Exercise 2.2.10.(a)  \(\mathbf{E}\exp\left(-tX_i\right)=\int_{_0}^{\infty}\exp\left(-tx\right)\mathrm{pmf}_{X_i}\left(x\right)\mathrm{d}x\), by the "Law of the Unconscious Statistician" and the fact that the \(X_i\) are nonnegative.   The hypothesis on the \(X_i\) implies that \(\mathrm{pmf}_{X_i}\left(x\right)\) is a nonnegative function bounded by \(1\), whose integral is \(1\).  Since \(\exp\left(-tx\right)\) is a monotonically decreasing function, the integral cannot be any larger than when the mass function \(\mathrm{pmf}_{X_i}\left(x\right)\) is concentrated in the unit interval \(\left[0,1\right]\) and is the constant \(1\).  Therefore, \(\mathbf{E}\exp\left(-tX_i\right)\le\int_{_0}^1\exp\left(-tx\right)\mathrm{\cdot1}\mathrm{d}x=\frac{1}{t}\left[1-\exp\left(-t\right)\right]\le\frac{1}{t}\).
(b)  \(\mathbf{P}\left\{\sum_{_{i=1}}^NX_i\le\epsilon N\right\}=\mathbf{P}\left\{\exp\left(-t\sum_{_{i=1}}^NX_i\right)\ge\exp\left(-t\epsilon N\right)\right\}\le\frac{\mathbf{E}\prod_{_{i=1}}^N\exp\left(-tX_i\right)}{\exp\left(-t\epsilon N\right)}\), by Markov's inequality.  (To be completed...)

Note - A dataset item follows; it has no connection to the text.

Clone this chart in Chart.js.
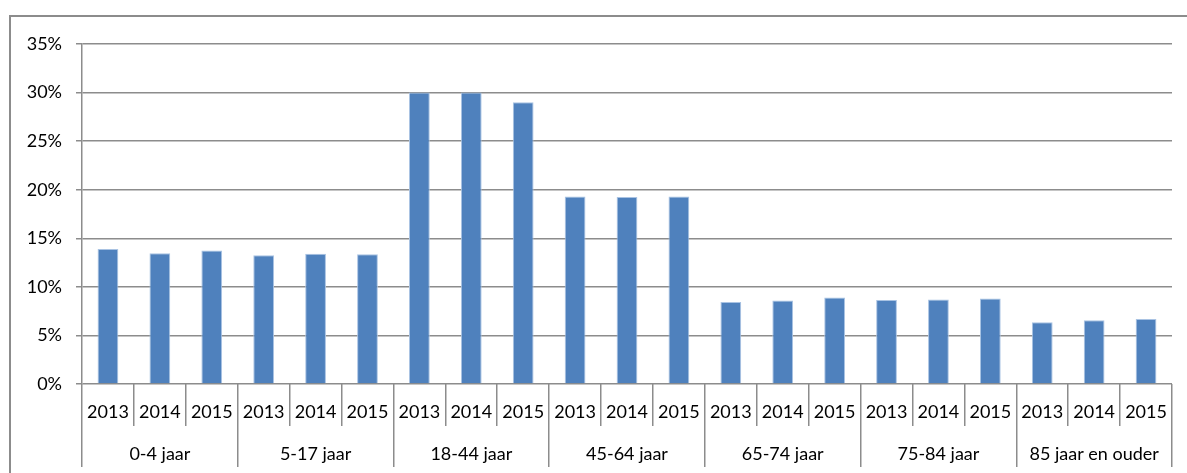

Exercise 2.3.2.  \(t<\mu\Leftrightarrow-t>-\mu\) and \(-\mu=\mathbf{E}\left(-S_N\right)\).  Therefore \(\mathbf{P}\ \left\{S_N\le t\right\}=\mathbf{P\ }\left\{-S_N\ge-t\right\}=\mathbf{P}\left\{e^{-\lambda S_N}>e^{-\lambda t}\right\}\le e^{\lambda t}\prod_{i=1}^N\mathbf{E}\exp\left(-\lambda X_i\right)\), by Markov's inequality.  The random variable \(-X_i\) takes value -1 with probability \(p_i\)  and value 0 probability \(1-p_i\) .  Therefore, \(\mathbf{E}\exp\left(\lambda\left(-X_i\right)\right)=e^{-\lambda}p_i+\left(1-p_i\right)=1+\left(e^{-\lambda}-1\right)p_i\le\exp\left(\left(e^{-\lambda}-1\right)p_i\right)\).